Livery: Art for profit's sake

Date: Monday, July 25, 2011

Light commercial vehicles can act as moving billboards to promote your company’s wares.  James Dallas looks at the best ways to get your message across.
W hen choosing the vans to put into service on their fleets, operators will naturally carefully consider payload and loadspace capacities to work out which ones best suit their delivery needs. But savvy businesses will also be thinking about how they can best transform their fleets into mobile advertising billboards for their products and services.
This is where livery comes in, and there’s more to it than getting the local signwriter to scrawl the company’s name and number on the side of the van. Operators can choose between, for example, a full or partial vinyl wrap, standalone cut-out graphics or digital print on white vinyl. As livery firm Sign Language says: “Each and every vehicle you have on the road is an ambassador for your company.”


It’s a wrap

Whether the wrap partially or completely covers the van’s surface, graphics can be digitally printed from artwork images for advertising purposes.
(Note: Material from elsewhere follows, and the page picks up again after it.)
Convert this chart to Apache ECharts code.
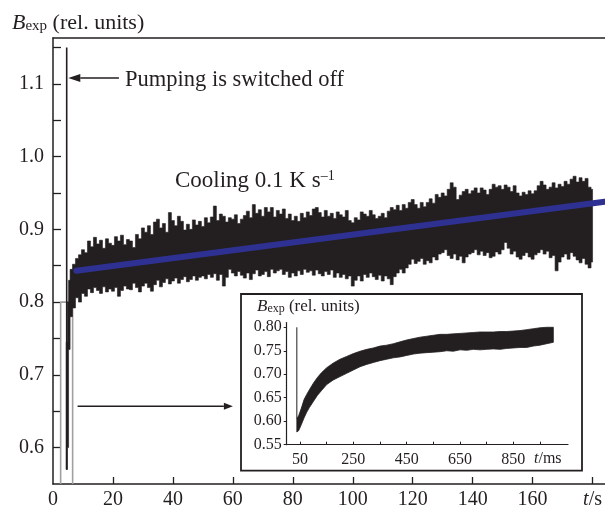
<!DOCTYPE html>
<html><head><meta charset="utf-8">
<script src="https://cdn.jsdelivr.net/npm/echarts@6/dist/echarts.min.js"></script>
<style>html,body{margin:0;padding:0;background:#fff}#c{width:605px;height:511px}</style>
</head><body><div id="c"></div>
<script>
// ---------- main axes ----------
const xTickVals  = [20, 40, 60, 80, 100, 120, 140, 160, 180];
const xLabelVals = [0, 20, 40, 60, 80, 100, 120, 140, 160, 180]; // 180 -> "t/s"
const yTickVals  = [0.6, 0.65, 0.7, 0.75, 0.8, 0.85, 0.9, 0.95, 1.0, 1.05, 1.1, 1.15];
const yLabelVals = [0.6, 0.7, 0.8, 0.9, 1.0, 1.1];

// ---------- main signal (t in s) ----------
// steep rise right after pumping is switched off
const riseT    = [4.6, 5.0, 5.4];
const riseLow  = [0.570, 0.600, 0.735];
const riseHigh = [0.745, 0.800, 0.830];
// noise band, sampled each second from t = 6 s to 180 s
const bandStart = 6;
const bandHigh = [
 0.845,0.852,0.860,0.865,
 0.872,0.868,0.884,0.876,0.889,0.880,0.885,0.874,0.887,0.881,
 0.878,0.890,0.884,0.892,0.879,0.886,0.884,0.875,0.893,0.887,
 0.902,0.896,0.905,0.893,0.910,0.914,0.902,0.908,0.896,0.923,
 0.912,0.905,0.918,0.911,0.899,0.907,0.900,0.913,0.906,0.911,
 0.904,0.916,0.909,0.917,0.932,0.912,0.921,0.918,0.910,0.916,
 0.914,0.920,0.908,0.914,0.919,0.925,0.916,0.934,0.922,0.927,
 0.918,0.930,0.924,0.930,0.917,0.926,0.921,0.928,0.915,0.921,
 0.912,0.918,0.911,0.922,0.916,0.924,0.919,0.928,0.930,0.923,
 0.917,0.926,0.918,0.922,0.915,0.924,0.920,0.917,0.926,0.912,
 0.909,0.916,0.913,0.924,0.921,0.918,0.926,0.920,0.915,0.918,
 0.922,0.916,0.925,0.930,0.927,0.933,0.926,0.934,0.929,0.937,
 0.941,0.934,0.929,0.937,0.931,0.937,0.942,0.936,0.948,0.944,
 0.950,0.946,0.955,0.964,0.958,0.941,0.947,0.952,0.955,0.949,
 0.953,0.957,0.950,0.957,0.954,0.948,0.955,0.962,0.958,0.960,
 0.955,0.961,0.958,0.952,0.960,0.950,0.946,0.951,0.948,0.953,
 0.949,0.953,0.960,0.966,0.961,0.955,0.958,0.964,0.957,0.962,
 0.959,0.966,0.962,0.969,0.973,0.965,0.971,0.966,0.970,0.958,
 0.955];
const bandLow = [
 0.780,0.792,0.806,0.800,
 0.812,0.808,0.818,0.813,0.820,0.816,0.812,0.821,0.814,0.818,
 0.815,0.820,0.808,0.816,0.822,0.818,0.817,0.826,0.820,0.814,
 0.822,0.826,0.820,0.815,0.824,0.830,0.821,0.827,0.832,0.825,
 0.829,0.833,0.826,0.831,0.835,0.828,0.831,0.836,0.830,0.834,
 0.836,0.832,0.838,0.834,0.839,0.830,0.838,0.822,0.834,0.845,
 0.840,0.836,0.842,0.837,0.833,0.840,0.831,0.839,0.844,0.836,
 0.838,0.842,0.835,0.845,0.840,0.843,0.845,0.838,0.842,0.834,
 0.840,0.836,0.843,0.838,0.845,0.841,0.843,0.837,0.844,0.839,
 0.836,0.842,0.838,0.844,0.834,0.840,0.834,0.838,0.832,0.836,
 0.822,0.830,0.836,0.829,0.838,0.834,0.840,0.835,0.831,0.837,
 0.829,0.836,0.832,0.824,0.835,0.840,0.845,0.840,0.847,0.852,
 0.859,0.853,0.856,0.860,0.852,0.857,0.854,0.862,0.858,0.866,
 0.868,0.872,0.864,0.860,0.866,0.858,0.863,0.854,0.862,0.866,
 0.868,0.872,0.865,0.870,0.864,0.868,0.861,0.863,0.869,0.866,
 0.872,0.882,0.874,0.866,0.870,0.862,0.859,0.864,0.868,0.862,
 0.859,0.865,0.868,0.872,0.866,0.870,0.861,0.864,0.843,0.855,
 0.862,0.866,0.859,0.868,0.863,0.858,0.854,0.860,0.852,0.847,
 0.855];

// spike while pumping is on
const spikeT = [4.57, 4.57];
const spikeV = [1.15, 0.57];
// linear cooling trend (blue)
const trendT = [7.8, 184];
const trendV = [0.843, 0.938];
// zoom window (grey rectangle)
const winT = [2.55, 2.55, 6.55, 6.55];
const winV = [0.55, 0.80, 0.80, 0.55];
// arrows
const arrFromT = [22, 8.2];
const arrFromV = [1.108, 0.657];
const arrToT   = [5.1, 60];
const arrToV   = [1.108, 0.657];

// ---------- inset (t in ms) ----------
const inXTicks  = [50, 150, 250, 350, 450, 550, 650, 750, 850, 950];
const inXLabels = [50, 250, 450, 650, 850];
const inYVals   = [0.55, 0.60, 0.65, 0.70, 0.75, 0.80];
const inT    = [38, 45, 55, 65, 75, 85, 100, 115, 130, 150, 175, 200, 225, 250, 275, 300, 325, 350, 375, 400, 425, 450, 475, 500, 525, 550, 575, 600, 625, 650, 675, 700, 725, 750, 775, 800, 825, 850, 875, 900, 925, 950, 975, 1000];
const inLow  = [0.577,0.580,0.593,0.607,0.619,0.629,0.642,0.655,0.665,0.678,0.688,0.695,0.702,0.709,0.716,0.721,0.725,0.729,0.732,0.735,0.737,0.740,0.743,0.745,0.746,0.747,0.748,0.750,0.749,0.752,0.751,0.753,0.752,0.753,0.754,0.753,0.755,0.756,0.757,0.757,0.760,0.762,0.765,0.768];
const inHigh = [0.605,0.612,0.628,0.646,0.657,0.667,0.681,0.693,0.703,0.714,0.724,0.732,0.738,0.744,0.749,0.753,0.756,0.760,0.762,0.765,0.769,0.773,0.776,0.779,0.781,0.783,0.785,0.785,0.786,0.787,0.788,0.789,0.790,0.790,0.790,0.791,0.791,0.792,0.793,0.795,0.797,0.799,0.800,0.800];
const inSpikeT = [38, 38];
const inSpikeV = [0.80, 0.605];

// ---------- build ----------
const INK = '#231f20';
const SERIF = 'Liberation Serif';

const mainT = [], mainHi = [], mainLo = [];
riseT.forEach((t, i) => { mainT.push(t); mainHi.push(riseHigh[i]); mainLo.push(riseLow[i]); });
bandHigh.forEach((v, i) => { mainT.push(bandStart + i); mainHi.push(v); mainLo.push(bandLow[i]); });

// step-shaped envelope: each sample fills its own column
function stepBandRenderer(ts, hi, lo) {
  return function (params, api) {
    const n = ts.length, top = [], bot = [];
    for (let i = 0; i < n; i++) {
      const l = i === 0 ? ts[0] - (ts[1] - ts[0]) / 2 : (ts[i - 1] + ts[i]) / 2;
      const r = i === n - 1 ? ts[i] : (ts[i] + ts[i + 1]) / 2;
      top.push(api.coord([l, hi[i]]), api.coord([r, hi[i]]));
      bot.push(api.coord([l, lo[i]]), api.coord([r, lo[i]]));
    }
    return { type: 'polygon', shape: { points: top.concat(bot.reverse()) },
      style: { fill: INK, stroke: INK, lineWidth: 0.6 } };
  };
}
function bandRenderer(ts, hi, lo) {
  return function (params, api) {
    const pts = [];
    for (let i = 0; i < ts.length; i++) pts.push(api.coord([ts[i], hi[i]]));
    for (let i = ts.length - 1; i >= 0; i--) pts.push(api.coord([ts[i], lo[i]]));
    return { type: 'polygon', shape: { points: pts },
      style: { fill: INK, stroke: INK, lineWidth: 0.8 } };
  };
}
const headLen = [12, 9], headHalf = [4, 3.5];
function arrowRender(params, api) {
  const i = params.dataIndex;
  const p1 = api.coord([api.value(0), api.value(1)]);
  const p2 = api.coord([api.value(2), api.value(3)]);
  const dx = p2[0] - p1[0], dy = p2[1] - p1[1], L = Math.hypot(dx, dy);
  const ux = dx / L, uy = dy / L;
  const bx = p2[0] - ux * headLen[i], by = p2[1] - uy * headLen[i];
  const hw = headHalf[i];
  return { type: 'group', children: [
    { type: 'line', shape: { x1: p1[0], y1: p1[1], x2: bx, y2: by }, style: { stroke: INK, lineWidth: 1.5 } },
    { type: 'polygon', shape: { points: [[p2[0], p2[1]], [bx - uy * hw, by + ux * hw], [bx + uy * hw, by - ux * hw]] }, style: { fill: INK } }
  ]};
}
const arrowData = arrFromT.map((t, i) => [t, arrFromV[i], arrToT[i], arrToV[i]]);
const zip = (a, b) => a.map((v, i) => [v, b[i]]);

const chart = echarts.init(document.getElementById('c'), null, { renderer: 'canvas' });
chart.setOption({
  animation: false,
  backgroundColor: '#fff',
  grid: [
    { left: 53, top: 38, width: 552, height: 446 },
    { left: 286.7, top: 322.6, width: 281.3, height: 122.1 }
  ],
  xAxis: [
    { type: 'value', gridIndex: 0, min: 0, max: 184, position: 'bottom',
      axisLine: { show: true, onZero: false, lineStyle: { color: INK, width: 1.5 } },
      axisTick: { show: true, inside: true, length: 7, customValues: xTickVals, lineStyle: { color: INK, width: 1.3 } },
      axisLabel: { customValues: xLabelVals, margin: 6, fontFamily: SERIF, fontSize: 20, color: INK,
        formatter: v => v === 180 ? '{i|t}/s' : String(v),
        rich: { i: { fontStyle: 'italic', fontFamily: SERIF, fontSize: 20, color: INK } } },
      splitLine: { show: false } },
    { type: 'value', gridIndex: 0, min: 0, max: 184, position: 'top',
      axisLine: { show: true, onZero: false, lineStyle: { color: INK, width: 1.5 } },
      axisTick: { show: false }, axisLabel: { show: false }, splitLine: { show: false } },
    { type: 'value', gridIndex: 1, min: 0, max: 1055, position: 'bottom',
      axisLine: { show: true, onZero: false, lineStyle: { color: INK, width: 1.2 } },
      axisTick: { show: true, inside: true, length: 3, customValues: inXTicks, lineStyle: { color: INK, width: 1 } },
      axisLabel: { customValues: inXLabels, margin: 7, fontFamily: SERIF, fontSize: 16, color: INK },
      splitLine: { show: false } }
  ],
  yAxis: [
    { type: 'value', gridIndex: 0, min: 0.55, max: 1.163,
      axisLine: { show: true, onZero: false, lineStyle: { color: INK, width: 1.5 } },
      axisTick: { show: true, inside: true, length: 8, customValues: yTickVals, lineStyle: { color: INK, width: 1.3 } },
      axisLabel: { customValues: yLabelVals, margin: 9, fontFamily: SERIF, fontSize: 20, color: INK,
        formatter: v => v.toFixed(1) },
      splitLine: { show: false } },
    { type: 'value', gridIndex: 1, min: 0.55, max: 0.81,
      axisLine: { show: true, onZero: false, lineStyle: { color: INK, width: 1.2 } },
      axisTick: { show: true, inside: false, length: 3, customValues: inYVals, lineStyle: { color: INK, width: 1 } },
      axisLabel: { customValues: inYVals, margin: 5, fontFamily: SERIF, fontSize: 16, color: INK,
        formatter: v => v.toFixed(2) },
      splitLine: { show: false } }
  ],
  series: [
    { type: 'line', xAxisIndex: 0, yAxisIndex: 0, data: zip(winT, winV), symbol: 'none',
      lineStyle: { color: '#a0a0a0', width: 1.6 }, z: 1 },
    { type: 'line', xAxisIndex: 0, yAxisIndex: 0, data: zip(spikeT, spikeV), symbol: 'none',
      lineStyle: { color: INK, width: 1.6 }, z: 3 },
    { type: 'custom', xAxisIndex: 0, yAxisIndex: 0, data: [[6, 0.9]], renderItem: stepBandRenderer(mainT, mainHi, mainLo), z: 3 },
    { type: 'line', xAxisIndex: 0, yAxisIndex: 0, data: zip(trendT, trendV), symbol: 'none',
      lineStyle: { color: '#2e3192', width: 6, cap: 'round' }, z: 4 },
    { type: 'custom', xAxisIndex: 0, yAxisIndex: 0, data: arrowData, encode: { x: [0, 2], y: [1, 3] },
      renderItem: arrowRender, clip: false, z: 5 },
    { type: 'line', xAxisIndex: 2, yAxisIndex: 1, data: zip(inSpikeT, inSpikeV), symbol: 'none',
      lineStyle: { color: INK, width: 1 }, z: 3 },
    { type: 'custom', xAxisIndex: 2, yAxisIndex: 1, data: [[500, 0.7]], renderItem: bandRenderer(inT, inHigh, inLow), z: 3 }
  ],
  graphic: [
    { type: 'rect', shape: { x: 241, y: 294, width: 341, height: 176.7 },
      style: { fill: null, stroke: INK, lineWidth: 1.8 }, z: 10, silent: true },
    { type: 'text', x: 12, y: 23, z: 10, silent: true,
      style: { text: '{b|B}{s|exp}{r| (rel. units)}', verticalAlign: 'middle', fill: INK,
        rich: { b: { fontFamily: SERIF, fontStyle: 'italic', fontSize: 22, fill: INK },
                s: { fontFamily: SERIF, fontSize: 15, verticalAlign: 'bottom', fill: INK },
                r: { fontFamily: SERIF, fontSize: 22, fill: INK } } } },
    { type: 'text', x: 257, y: 306.5, z: 10, silent: true,
      style: { text: '{b|B}{s|exp}{r| (rel. units)}', verticalAlign: 'middle', fill: INK,
        rich: { b: { fontFamily: SERIF, fontStyle: 'italic', fontSize: 17, fill: INK },
                s: { fontFamily: SERIF, fontSize: 12, verticalAlign: 'bottom', fill: INK },
                r: { fontFamily: SERIF, fontSize: 17, fill: INK } } } },
    { type: 'text', x: 125, y: 80, z: 10, silent: true,
      style: { text: 'Pumping is switched off', fontFamily: SERIF, fontSize: 22.5, fill: INK, verticalAlign: 'middle' } },
    { type: 'text', x: 175, y: 181, z: 10, silent: true,
      style: { text: '{m|Cooling 0.1 K s}{p|–1}', verticalAlign: 'middle', fill: INK,
        rich: { m: { fontFamily: SERIF, fontSize: 23, fill: INK },
                p: { fontFamily: SERIF, fontSize: 14, verticalAlign: 'top', fill: INK } } } },
    { type: 'text', x: 534, y: 459, z: 10, silent: true,
      style: { text: '{i|t}{r|/ms}', verticalAlign: 'middle', fill: INK,
        rich: { i: { fontFamily: SERIF, fontStyle: 'italic', fontSize: 16, fill: INK },
                r: { fontFamily: SERIF, fontSize: 16, fill: INK } } } }
  ]
});
</script>
</body></html>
Another option is to change the colour of a van with coloured vinyl as a more cost-effective and reversible alternative to a respray. Either way, the vinyl is heated and stretched over every contour of the van’s surface to conform to its shape.
Operators need to take extra care when removing a wrap. Although it can usually be relied upon to protect paintwork from sun, rain and salt damage as well as minor abrasions, if the correct amount of heat and pressure is not used when stripping off the vinyl it can cause damage.
Sign Language says it normally allows 14 days to livery a vehicle after artwork has been approved, but it can be flexible. Cost depends on the models concerned, how many there are in the fleet, the complexity of the design and how long the wrap needs to stay on.
The durability of the vinyl is an important consideration too.
Clyde Wraps uses products from 3M, Avery and Metamark. It expects its wraps to last for up to five years. Liquid and overlay laminates can be used to protect wraps against abrasive cleaning products and general wear and tear.
Signs Express, like most livery specialists, can produce graphics from a client’s own designs or carry out the design itself to the customer’s instructions. Presenting the livery company with ready-made artwork is likely to reduce costs.
Signs Express uses templates to draw up the graphics, taking account of the van’s contours. The graphics are applied in climate-controlled livery bays at the company’s 80 centres across the UK.
Signs Express boss Craig Brown says the choice between a full wrap or individual lettering often comes down to the client’s budget, but adds businesses are increasingly opting for “bright, bold, full colour wraps” to turn their corporate vehicles into “moving advertisements”. He says basic, single-cut lettering can start from £100 whereas a complex wrap can cost up to £2500. He advises companies to avoid using type faces that are script fonts and stick to clean lines for text that is easy to read when the van is out on the road.
Colours should be chosen depending upon the base colour of the van, but generally it’s advisable to look for a strong contrasting tone. For example, yellow lettering won’t work on a white van but will be much more effective on a black background.
Paul Errington, the founder of Wrapido, admits some operators are still wary about colour-change wraps and need to be convinced they are not “cheap paint jobs”. But he says the two overriding concerns for fleets getting their vans liveried are downtime and the time it takes to carry out the application, which affects the cost of labour.
“If your fleet is over 25 vehicles then you should carefully consider the cost of downtime as part of the livery price,” he says.
For a paint job he says customers can expect vans to be off the road for seven days whereas for a wrap this can be cut to two days. Lead times can also be reduced from up to eight weeks to one or two weeks.
He claims Wrapido has developed techniques to dramatically cut installation times.
“Highly skilled labour time is the biggest cost in the wrap process. We have developed tools that help professional fitters make up to 30% time savings on wrap fitting time and vehicle downtime. In turn the savings will take effect in the lower cost of the wrap.”
Wrapido charges £30-£40 per panel for a cut text and flat panel livery with a mid-grade three to five-year life vinyl. A vehicle wrap colour change or full printed design wrap on a MWB high-roof Ford Transit comes in at £1150-£1450.
Operators should always use vinyl manufacturer-approved companies and for full or part-wraps it’s advisable to go to an Avery, 3M or Hexis-approved centre.